---------- Data ----------
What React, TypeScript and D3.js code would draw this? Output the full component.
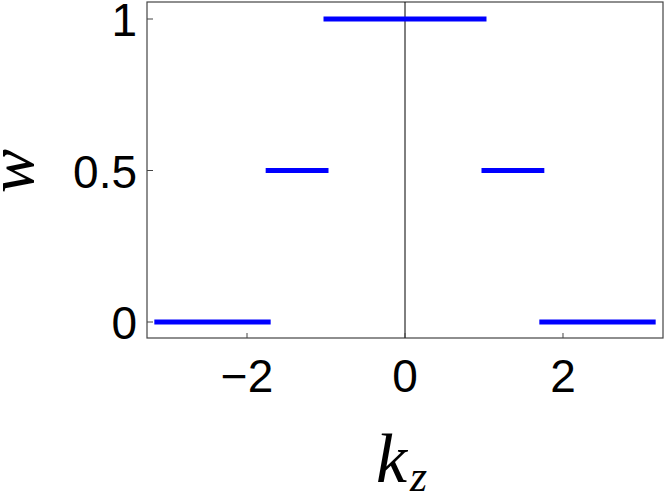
import React from "react";
import * as d3 from "d3";

const segStart = [-Math.PI, -Math.sqrt(3), -1, 1, Math.sqrt(3)];
const segEnd = [-Math.sqrt(3), -1, 1, Math.sqrt(3), Math.PI];
const segW = [0, 0.5, 1, 0.5, 0];
const xTicks = [-2, 0, 2];
const yTicks = [0, 0.5, 1];
const yTickLabels = ["0", "0.5", "1"];

export default function App() {
  const W = 664, H = 494;
  const left = 147, right = 663, top = 2, bottom = 338;
  const x = d3.scaleLinear().domain([-3.266, 3.266]).range([left, right]);
  const y = d3.scaleLinear().domain([0, 1]).range([322, 19]);
  const fmtX = (v: number) => (v < 0 ? "\u2212" + Math.abs(v) : String(v));
  return (
    <svg width={W} height={H} style={{ position: "absolute", left: 0, top: 0, background: "#fff" }}>
      <rect x={left} y={top} width={right - left} height={bottom - top} fill="white" stroke="#444" strokeWidth={1.2} />
      <line x1={x(0)} x2={x(0)} y1={top} y2={bottom} stroke="#000" strokeWidth={1} />
      {segW.map((w, i) => (
        <line key={i} x1={x(segStart[i])} x2={x(segEnd[i])} y1={y(w)} y2={y(w)} stroke="#0000ff" strokeWidth={5} strokeLinecap="square" />
      ))}
      {xTicks.map((t) => (
        <g key={t}>
          <line x1={x(t)} x2={x(t)} y1={bottom} y2={bottom - 5} stroke="#444" strokeWidth={1} />
          <text x={x(t)} y={392} textAnchor="middle" fontFamily="Liberation Sans, Arial, sans-serif" fontSize={46}>{fmtX(t)}</text>
        </g>
      ))}
      {yTicks.map((t, i) => (
        <g key={t}>
          <line x1={left} x2={left + 6} y1={y(t)} y2={y(t)} stroke="#444" strokeWidth={1} />
          <text x={137} y={y(t) + 17} textAnchor="end" fontFamily="Liberation Sans, Arial, sans-serif" fontSize={46}>{yTickLabels[i]}</text>
        </g>
      ))}
      <text transform="translate(33,171) rotate(-90)" textAnchor="middle" fontFamily="Liberation Serif, serif" fontStyle="italic" fontSize={66}>w</text>
      <text x={376} y={482} fontFamily="Liberation Serif, serif" fontStyle="italic" fontSize={70}>
        k<tspan fontSize={44} dx={3} dy={9}>z</tspan>
      </text>
    </svg>
  );
}
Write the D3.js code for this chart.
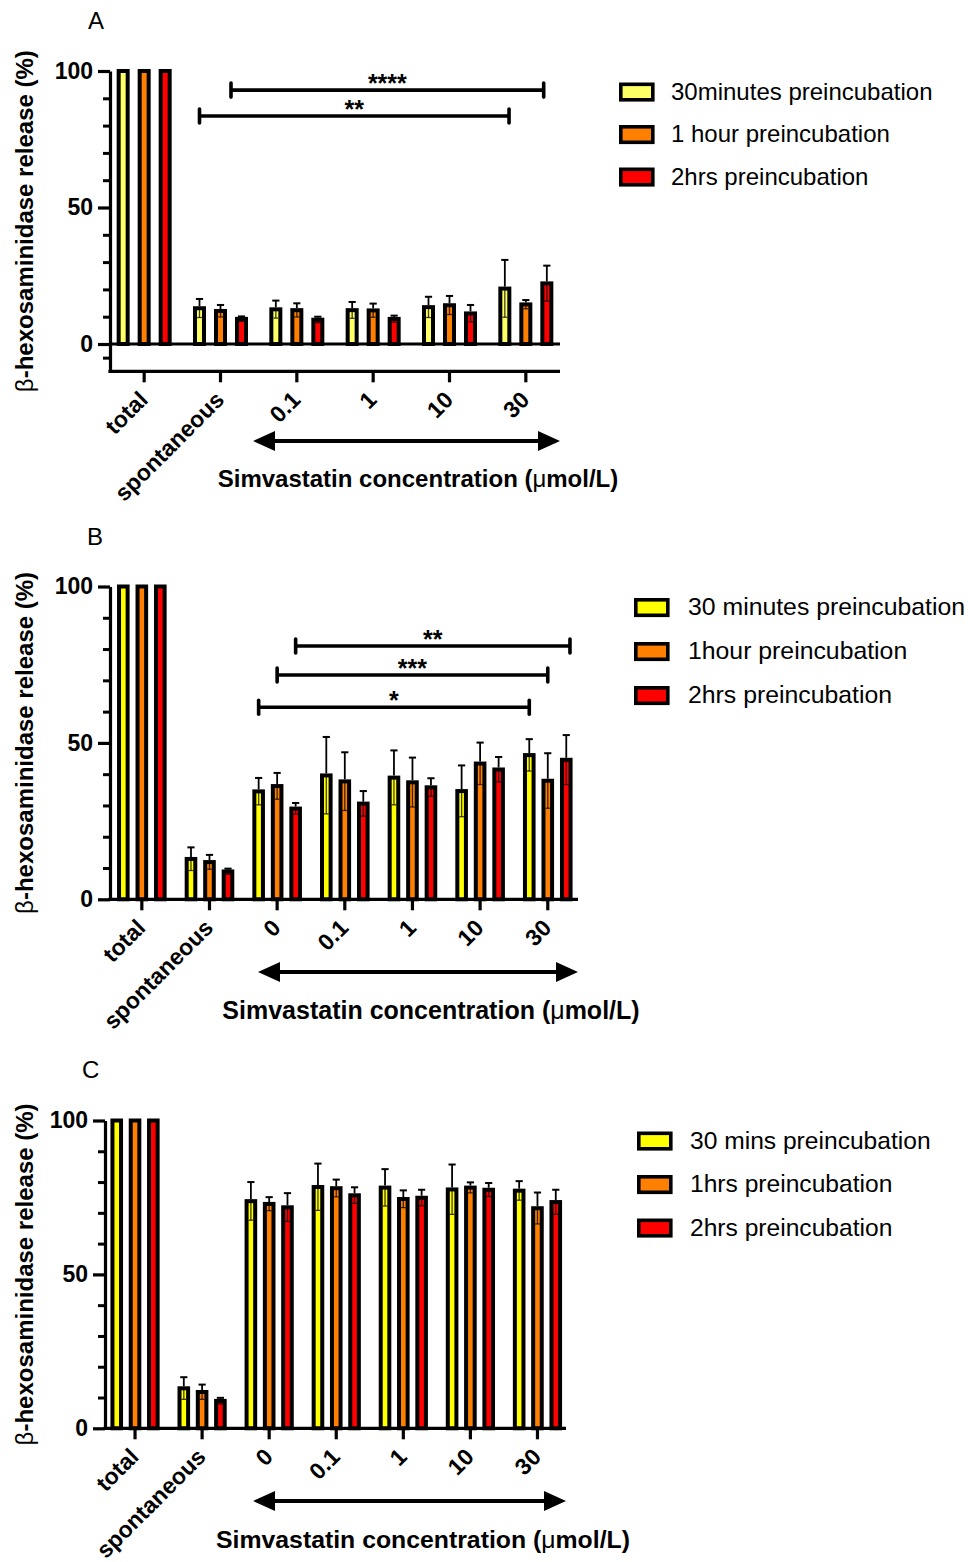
<!DOCTYPE html>
<html>
<head>
<meta charset="utf-8">
<script src="https://cdn.jsdelivr.net/npm/d3@7"></script>
<style>
  body { margin: 0; background: #fff; }
  svg { display: block; font-family: "Liberation Sans", Arial, sans-serif; }
</style>
</head>
<body>
<div id="chart"></div>
<script>
// ---- data ----
const catsA = ["total", "spontaneous", "0.1", "1", "10", "30"];
const catsBC = ["total", "spontaneous", "0", "0.1", "1", "10", "30"];

const seriesA = ["30minutes preincubation", "1 hour preincubation", "2hrs preincubation"];
const seriesB = ["30 minutes preincubation", "1hour preincubation", "2hrs preincubation"];
const seriesC = ["30 mins preincubation", "1hrs preincubation", "2hrs preincubation"];

// panel A
const meanA30m = [100, 13.1, 12.7, 12.4, 13.5, 20.3];
const sdA30m = [0, 3.4, 3.2, 3.0, 3.8, 10.5];
const meanA1h = [100, 12.1, 12.4, 12.3, 14.2, 14.5];
const sdA1h = [0, 2.2, 2.5, 2.5, 3.4, 1.6];
const meanA2h = [100, 9.2, 8.9, 9.2, 11.2, 22.2];
const sdA2h = [0, 0.9, 1.1, 1.2, 3.1, 6.5];

// panel B
const meanB30m = [100, 12.9, 34.5, 39.6, 38.9, 34.6, 46.1];
const sdB30m = [0, 3.7, 4.3, 12.3, 8.7, 8.2, 5.1];
const meanB1h = [100, 11.9, 36.2, 37.7, 37.4, 43.4, 37.9];
const sdB1h = [0, 2.3, 4.2, 9.3, 7.9, 6.7, 8.8];
const meanB2h = [100, 8.9, 29.0, 30.6, 35.8, 41.5, 44.6];
const sdB2h = [0, 0.9, 1.8, 4.0, 2.9, 4.0, 7.9];

// panel C
const meanC30m = [100, 13.0, 73.8, 78.4, 78.2, 77.6, 77.2];
const sdC30m = [0, 3.6, 6.2, 7.6, 6.0, 8.1, 3.1];
const meanC1h = [100, 11.8, 72.9, 78.0, 74.5, 78.2, 71.5];
const sdC1h = [0, 2.4, 2.2, 2.8, 2.8, 1.7, 5.1];
const meanC2h = [100, 8.9, 71.8, 75.7, 74.9, 77.5, 73.5];
const sdC2h = [0, 1.0, 4.6, 2.6, 2.6, 2.2, 4.0];

// significance brackets: category + series index at each end, height in %
const sigA = [
  { from: "spontaneous", fs: 0, to: "30", ts: 0.2, level: 83.5, label: "**" },
  { from: "spontaneous", fs: 1.5, to: "30", ts: 1.85, level: 93, label: "****" }
];
const sigB = [
  { from: "0", fs: 0, to: "30", ts: 0, level: 61.4, label: "*" },
  { from: "0", fs: 1, to: "30", ts: 1, level: 71.7, label: "***" },
  { from: "0", fs: 2, to: "30", ts: 2.2, level: 81, label: "**" }
];

const colorsA = ["#ffff66", "#ff8000", "#ff0000"];
const colorsBC = ["#ffff00", "#ff8000", "#ff0000"];

const yTitle = "hexosaminidase release (%)";
const xTitle = "Simvastatin concentration (";

const width = 968, height = 1562;
const svg = d3.select("#chart").append("svg")
  .attr("width", width).attr("height", height)
  .attr("viewBox", [0, 0, width, height]);

const panels = [
  {
    letter: "A", letterX: 88, letterY: 29,
    cats: catsA, series: seriesA, colors: colorsA,
    means: [meanA30m, meanA1h, meanA2h], sds: [sdA30m, sdA1h, sdA2h],
    sig: sigA,
    axisX: 110, axisEnd: 560, xRange: [106, 564],
    yDomain: [-10, 100], yRange: [371.3, 71], minor: [-5, 10, 20, 30, 40, 60, 70, 80, 90],
    barStep: 21, barW: 9,
    arrow: [253, 560, 441], titleX: 418, titleY: 487, titleSize: 24,
    legX: 619, legY: 82.5, legStep: 42.5, legTextX: 671, legSize: 24
  },
  {
    letter: "B", letterX: 87, letterY: 545,
    cats: catsBC, series: seriesB, colors: colorsBC,
    means: [meanB30m, meanB1h, meanB2h], sds: [sdB30m, sdB1h, sdB2h],
    sig: sigB,
    axisX: 110, axisEnd: 578, xRange: [108, 581.6],
    yDomain: [0, 100], yRange: [899.3, 586.5], minor: [10, 20, 30, 40, 60, 70, 80, 90],
    barStep: 18.5, barW: 8.6,
    arrow: [258, 578, 972], titleX: 431, titleY: 1019, titleSize: 25,
    legX: 634, legY: 598, legStep: 44, legTextX: 688, legSize: 24.8
  },
  {
    letter: "C", letterX: 82, letterY: 1078,
    cats: catsBC, series: seriesC, colors: colorsBC,
    means: [meanC30m, meanC1h, meanC2h], sds: [sdC30m, sdC1h, sdC2h],
    sig: [],
    axisX: 105, axisEnd: 566, xRange: [101.5, 571],
    yDomain: [0, 100], yRange: [1428.3, 1120.5], minor: [10, 20, 30, 40, 60, 70, 80, 90],
    barStep: 18.3, barW: 8.6,
    arrow: [253, 566, 1501], titleX: 423, titleY: 1548, titleSize: 24.8,
    legX: 637, legY: 1131.5, legStep: 43.5, legTextX: 690, legSize: 24.6
  }
];

function drawPanel(p) {
  const g = svg.append("g");
  const x = d3.scaleBand().domain(p.cats).range(p.xRange);
  const y = d3.scaleLinear().domain(p.yDomain).range(p.yRange);
  const barX = (cat, s) => x(cat) + x.bandwidth() / 2 + (s - 1) * p.barStep;
  const yBottom = y(p.yDomain[0]);
  const sw = 4;

  // bars + error bars
  p.series.forEach((name, si) => {
    const rows = p.cats.map((c, i) => ({ cat: c, mean: p.means[si][i], sd: p.sds[si][i] }));
    const bg = g.append("g");
    bg.selectAll("rect").data(rows).join("rect")
      .attr("x", d => barX(d.cat, si) - p.barW / 2)
      .attr("y", d => y(d.mean))
      .attr("width", p.barW)
      .attr("height", d => y(0) - y(d.mean))
      .attr("fill", p.colors[si])
      .attr("stroke", "#000")
      .attr("stroke-width", sw);

    const eb = rows.filter(d => d.sd > 0);
    // lower half, drawn inside the bar
    bg.selectAll(".lo").data(eb).join("line").attr("class", "lo")
      .attr("x1", d => barX(d.cat, si)).attr("x2", d => barX(d.cat, si))
      .attr("y1", d => y(d.mean)).attr("y2", d => y(d.mean - d.sd))
      .attr("stroke", "#000").attr("stroke-opacity", 0.75).attr("stroke-width", 1.3);
    bg.selectAll(".locap").data(eb).join("line").attr("class", "locap")
      .attr("x1", d => barX(d.cat, si) - 2.4).attr("x2", d => barX(d.cat, si) + 2.4)
      .attr("y1", d => y(d.mean - d.sd)).attr("y2", d => y(d.mean - d.sd))
      .attr("stroke", "#000").attr("stroke-opacity", 0.75).attr("stroke-width", 1.3);
    // upper half
    bg.selectAll(".hi").data(eb).join("line").attr("class", "hi")
      .attr("x1", d => barX(d.cat, si)).attr("x2", d => barX(d.cat, si))
      .attr("y1", d => y(d.mean) - sw / 2).attr("y2", d => y(d.mean + d.sd))
      .attr("stroke", "#000").attr("stroke-width", 1.8);
    bg.selectAll(".hicap").data(eb).join("line").attr("class", "hicap")
      .attr("x1", d => barX(d.cat, si) - 3.6).attr("x2", d => barX(d.cat, si) + 3.6)
      .attr("y1", d => y(d.mean + d.sd)).attr("y2", d => y(d.mean + d.sd))
      .attr("stroke", "#000").attr("stroke-width", 2);
  });

  // baseline at 0 (panel A has its x axis below zero)
  if (p.yDomain[0] < 0) {
    g.append("line")
      .attr("x1", p.axisX).attr("x2", p.axisEnd)
      .attr("y1", y(0)).attr("y2", y(0))
      .attr("stroke", "#000").attr("stroke-width", 3.2);
  }

  // y axis
  const yMinor = g.append("g").attr("transform", `translate(${p.axisX},0)`)
    .call(d3.axisLeft(y).tickValues(p.minor).tickSize(7).tickFormat(""));
  yMinor.select(".domain").remove();
  yMinor.selectAll("line").attr("stroke-width", 3);

  const yAx = g.append("g").attr("transform", `translate(${p.axisX},0)`)
    .call(d3.axisLeft(y).tickValues([0, 50, 100]).tickSize(12).tickSizeOuter(0).tickPadding(5));
  yAx.select(".domain").attr("stroke-width", 3.2);
  yAx.selectAll("line").attr("stroke-width", 3.2);
  yAx.selectAll("text")
    .attr("font-size", 23).attr("font-weight", "bold")
    .attr("font-family", "'Liberation Sans', Arial, sans-serif").attr("fill", "#000");

  // x axis
  const xAx = g.append("g").attr("transform", `translate(0,${yBottom})`)
    .call(d3.axisBottom(x).tickSize(11).tickSizeOuter(0));
  xAx.select(".domain").remove();
  xAx.selectAll("line").attr("stroke-width", 3.2);
  xAx.selectAll("text")
    .attr("x", 0).attr("y", 0).attr("dy", 0)
    .attr("transform", "translate(5,30) rotate(-45)")
    .attr("text-anchor", "end")
    .attr("font-size", 23).attr("font-weight", "bold")
    .attr("font-family", "'Liberation Sans', Arial, sans-serif").attr("fill", "#000");
  g.append("line")
    .attr("x1", p.axisX - 1.6).attr("x2", p.axisEnd)
    .attr("y1", yBottom).attr("y2", yBottom)
    .attr("stroke", "#000").attr("stroke-width", 3.2);

  // significance brackets
  const sg = g.append("g");
  p.sig.forEach(s => {
    const x1 = barX(s.from, s.fs), x2 = barX(s.to, s.ts), yy = y(s.level);
    sg.append("line").attr("x1", x1).attr("x2", x2).attr("y1", yy).attr("y2", yy)
      .attr("stroke", "#000").attr("stroke-width", 3.6);
    [x1, x2].forEach(xx => sg.append("line")
      .attr("x1", xx).attr("x2", xx).attr("y1", yy - 7).attr("y2", yy + 7)
      .attr("stroke", "#000").attr("stroke-width", 3.6).attr("stroke-linecap", "round"));
    sg.append("text").attr("x", (x1 + x2) / 2).attr("y", yy + 2)
      .attr("text-anchor", "middle").attr("font-size", 25).attr("font-weight", "bold")
      .text(s.label);
  });

  // y title
  const yt = g.append("text")
    .attr("transform", `translate(33,${(p.yRange[0] + p.yRange[1]) / 2}) rotate(-90)`)
    .attr("text-anchor", "middle").attr("font-size", 24).attr("font-weight", "bold");
  yt.append("tspan").attr("font-weight", "normal").text("β");
  yt.append("tspan").text("-" + yTitle);

  // concentration arrow
  const [ax1, ax2, ay] = p.arrow;
  const hl = 22, hh = 10;
  g.append("line").attr("x1", ax1 + hl - 2).attr("x2", ax2 - hl + 2).attr("y1", ay).attr("y2", ay)
    .attr("stroke", "#000").attr("stroke-width", 4);
  g.append("path")
    .attr("d", `M${ax1},${ay}L${ax1 + hl},${ay - hh}L${ax1 + hl},${ay + hh}Z M${ax2},${ay}L${ax2 - hl},${ay - hh}L${ax2 - hl},${ay + hh}Z`)
    .attr("fill", "#000");

  // x title
  const xt = g.append("text").attr("x", p.titleX).attr("y", p.titleY)
    .attr("text-anchor", "middle").attr("font-size", p.titleSize).attr("font-weight", "bold");
  xt.append("tspan").text(xTitle);
  xt.append("tspan").attr("font-weight", "normal").text("μ");
  xt.append("tspan").text("mol/L)");

  // panel letter
  g.append("text").attr("x", p.letterX).attr("y", p.letterY)
    .attr("font-size", 24).text(p.letter);

  // legend
  const lg = g.append("g");
  p.series.forEach((name, si) => {
    const ly = p.legY + si * p.legStep;
    lg.append("rect").attr("x", p.legX + 1.8).attr("y", ly + 1.8)
      .attr("width", 32).attr("height", 15.5)
      .attr("fill", p.colors[si]).attr("stroke", "#000").attr("stroke-width", 3.6);
    lg.append("text").attr("x", p.legTextX).attr("y", ly + 17)
      .attr("font-size", p.legSize).text(name);
  });
}

panels.forEach(drawPanel);
</script>
</body>
</html>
----------
* _Stated problem_: Copy nothing but the lines from the top of the material through the line holding "import * as", exactly as written; omit pictures.

* _Solution for this exercise_:
What React, TypeScript and D3.js code would draw this? Output the full component.
import React from "react";
import * as d3 from "d3";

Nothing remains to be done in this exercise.